▶ Problem description: Starting with the first line of the listing, quote each line exactly until and including the one with "var myChart = echarts.init(document.getElementById('main'));", leaving pictures out.

— START OF Supplied data —

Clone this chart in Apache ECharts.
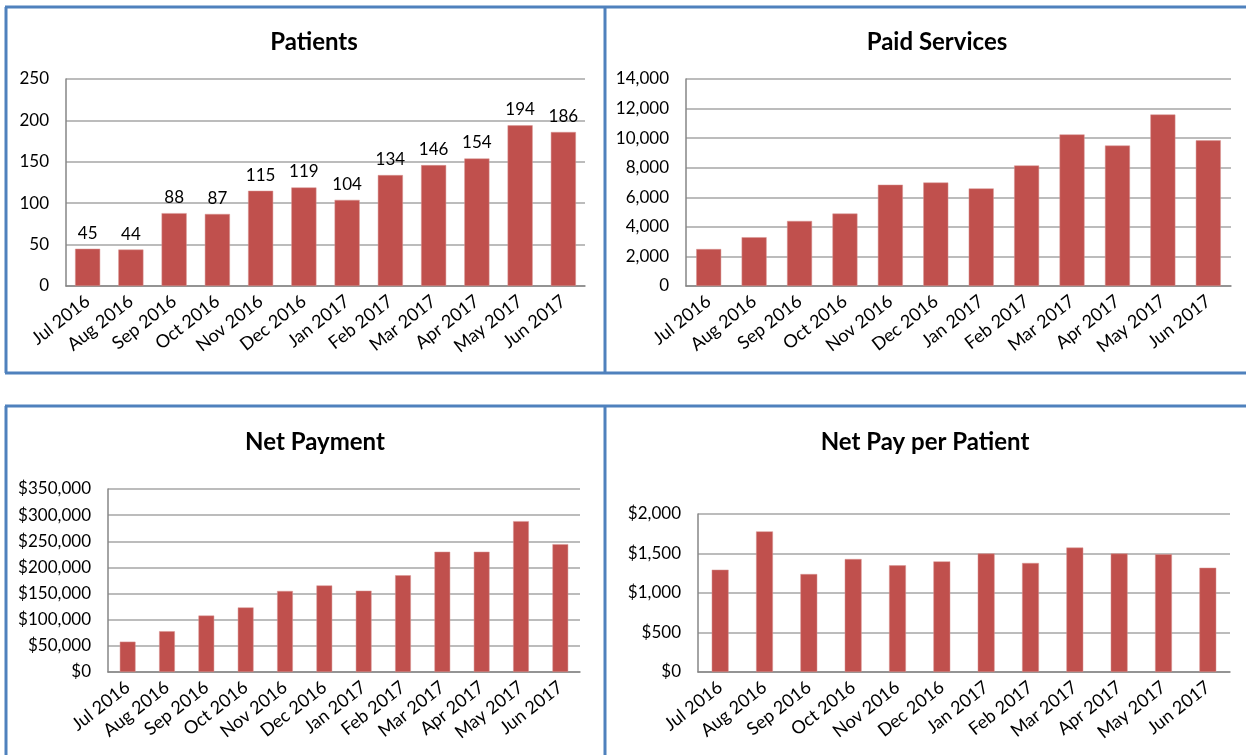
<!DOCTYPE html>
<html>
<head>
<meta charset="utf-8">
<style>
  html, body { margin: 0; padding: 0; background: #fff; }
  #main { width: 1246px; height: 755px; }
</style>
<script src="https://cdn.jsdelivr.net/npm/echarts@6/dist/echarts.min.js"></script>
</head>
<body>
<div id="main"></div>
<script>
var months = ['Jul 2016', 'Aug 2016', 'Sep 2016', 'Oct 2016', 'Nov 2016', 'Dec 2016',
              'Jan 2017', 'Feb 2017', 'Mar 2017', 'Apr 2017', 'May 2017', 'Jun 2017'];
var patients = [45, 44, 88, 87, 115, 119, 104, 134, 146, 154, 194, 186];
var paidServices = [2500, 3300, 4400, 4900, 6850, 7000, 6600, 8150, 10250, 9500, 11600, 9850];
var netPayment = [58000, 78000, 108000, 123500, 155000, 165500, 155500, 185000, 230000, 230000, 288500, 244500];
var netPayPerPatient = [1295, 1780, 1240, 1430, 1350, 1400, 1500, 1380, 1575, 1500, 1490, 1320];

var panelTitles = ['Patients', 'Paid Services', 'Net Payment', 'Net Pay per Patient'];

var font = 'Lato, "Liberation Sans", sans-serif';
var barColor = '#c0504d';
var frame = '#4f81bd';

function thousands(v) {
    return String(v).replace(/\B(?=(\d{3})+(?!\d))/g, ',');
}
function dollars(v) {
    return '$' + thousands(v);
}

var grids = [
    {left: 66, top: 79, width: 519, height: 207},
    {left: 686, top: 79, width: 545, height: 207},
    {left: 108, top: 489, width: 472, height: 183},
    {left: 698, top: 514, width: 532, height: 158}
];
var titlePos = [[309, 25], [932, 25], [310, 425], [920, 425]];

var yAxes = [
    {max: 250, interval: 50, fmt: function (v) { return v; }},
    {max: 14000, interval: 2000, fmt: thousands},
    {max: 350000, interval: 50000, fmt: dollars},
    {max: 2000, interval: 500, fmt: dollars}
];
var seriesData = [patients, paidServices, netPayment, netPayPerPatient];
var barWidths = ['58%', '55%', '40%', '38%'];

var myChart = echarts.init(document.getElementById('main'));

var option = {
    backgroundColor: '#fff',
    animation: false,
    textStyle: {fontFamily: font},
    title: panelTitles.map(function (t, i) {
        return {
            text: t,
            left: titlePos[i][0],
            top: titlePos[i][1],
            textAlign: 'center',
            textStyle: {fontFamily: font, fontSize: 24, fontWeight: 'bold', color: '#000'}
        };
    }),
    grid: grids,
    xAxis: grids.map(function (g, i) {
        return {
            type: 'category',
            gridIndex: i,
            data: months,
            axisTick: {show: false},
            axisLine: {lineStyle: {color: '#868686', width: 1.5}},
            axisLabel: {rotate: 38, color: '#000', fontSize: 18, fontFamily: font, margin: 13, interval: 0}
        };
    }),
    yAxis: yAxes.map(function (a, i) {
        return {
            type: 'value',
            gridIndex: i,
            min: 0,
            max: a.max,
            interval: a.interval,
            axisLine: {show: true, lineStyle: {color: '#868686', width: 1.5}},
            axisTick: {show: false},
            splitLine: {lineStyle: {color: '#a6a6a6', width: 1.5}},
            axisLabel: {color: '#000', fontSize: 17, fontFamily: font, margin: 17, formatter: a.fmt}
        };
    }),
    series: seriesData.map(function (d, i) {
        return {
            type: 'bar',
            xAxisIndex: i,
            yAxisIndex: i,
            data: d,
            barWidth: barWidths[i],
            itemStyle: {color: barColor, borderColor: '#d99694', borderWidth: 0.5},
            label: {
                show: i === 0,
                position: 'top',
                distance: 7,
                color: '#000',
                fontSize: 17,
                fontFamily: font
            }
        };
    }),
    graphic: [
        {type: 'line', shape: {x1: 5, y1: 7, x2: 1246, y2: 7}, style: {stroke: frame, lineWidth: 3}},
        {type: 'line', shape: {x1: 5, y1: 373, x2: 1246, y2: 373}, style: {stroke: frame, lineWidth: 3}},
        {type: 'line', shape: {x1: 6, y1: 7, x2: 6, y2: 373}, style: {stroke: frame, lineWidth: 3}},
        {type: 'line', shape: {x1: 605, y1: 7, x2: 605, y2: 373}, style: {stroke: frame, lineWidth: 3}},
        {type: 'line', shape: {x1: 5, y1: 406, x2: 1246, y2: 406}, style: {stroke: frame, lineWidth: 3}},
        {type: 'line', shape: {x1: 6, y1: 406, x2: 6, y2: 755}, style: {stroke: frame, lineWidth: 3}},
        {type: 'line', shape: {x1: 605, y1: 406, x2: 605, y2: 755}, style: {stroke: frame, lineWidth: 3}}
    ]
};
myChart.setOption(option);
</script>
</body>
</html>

— END OF Supplied data —

▶ Response:
Clone this chart in Apache ECharts.
<!DOCTYPE html>
<html>
<head>
<meta charset="utf-8">
<style>
  html, body { margin: 0; padding: 0; background: #fff; }
  #main { width: 1246px; height: 755px; }
</style>
<script src="https://cdn.jsdelivr.net/npm/echarts@6/dist/echarts.min.js"></script>
</head>
<body>
<div id="main"></div>
<script>
var months = ['Jul 2016', 'Aug 2016', 'Sep 2016', 'Oct 2016', 'Nov 2016', 'Dec 2016',
              'Jan 2017', 'Feb 2017', 'Mar 2017', 'Apr 2017', 'May 2017', 'Jun 2017'];
var patients = [45, 44, 88, 87, 115, 119, 104, 134, 146, 154, 194, 186];
var paidServices = [2500, 3300, 4400, 4900, 6850, 7000, 6600, 8150, 10250, 9500, 11600, 9850];
var netPayment = [58000, 78000, 108000, 123500, 155000, 165500, 155500, 185000, 230000, 230000, 288500, 244500];
var netPayPerPatient = [1295, 1780, 1240, 1430, 1350, 1400, 1500, 1380, 1575, 1500, 1490, 1320];

var panelTitles = ['Patients', 'Paid Services', 'Net Payment', 'Net Pay per Patient'];

var font = 'Lato, "Liberation Sans", sans-serif';
var barColor = '#c0504d';
var frame = '#4f81bd';

function thousands(v) {
    return String(v).replace(/\B(?=(\d{3})+(?!\d))/g, ',');
}
function dollars(v) {
    return '$' + thousands(v);
}

var grids = [
    {left: 66, top: 79, width: 519, height: 207},
    {left: 686, top: 79, width: 545, height: 207},
    {left: 108, top: 489, width: 472, height: 183},
    {left: 698, top: 514, width: 532, height: 158}
];
var titlePos = [[309, 25], [932, 25], [310, 425], [920, 425]];

var yAxes = [
    {max: 250, interval: 50, fmt: function (v) { return v; }},
    {max: 14000, interval: 2000, fmt: thousands},
    {max: 350000, interval: 50000, fmt: dollars},
    {max: 2000, interval: 500, fmt: dollars}
];
var seriesData = [patients, paidServices, netPayment, netPayPerPatient];
var barWidths = ['58%', '55%', '40%', '38%'];

var myChart = echarts.init(document.getElementById('main'));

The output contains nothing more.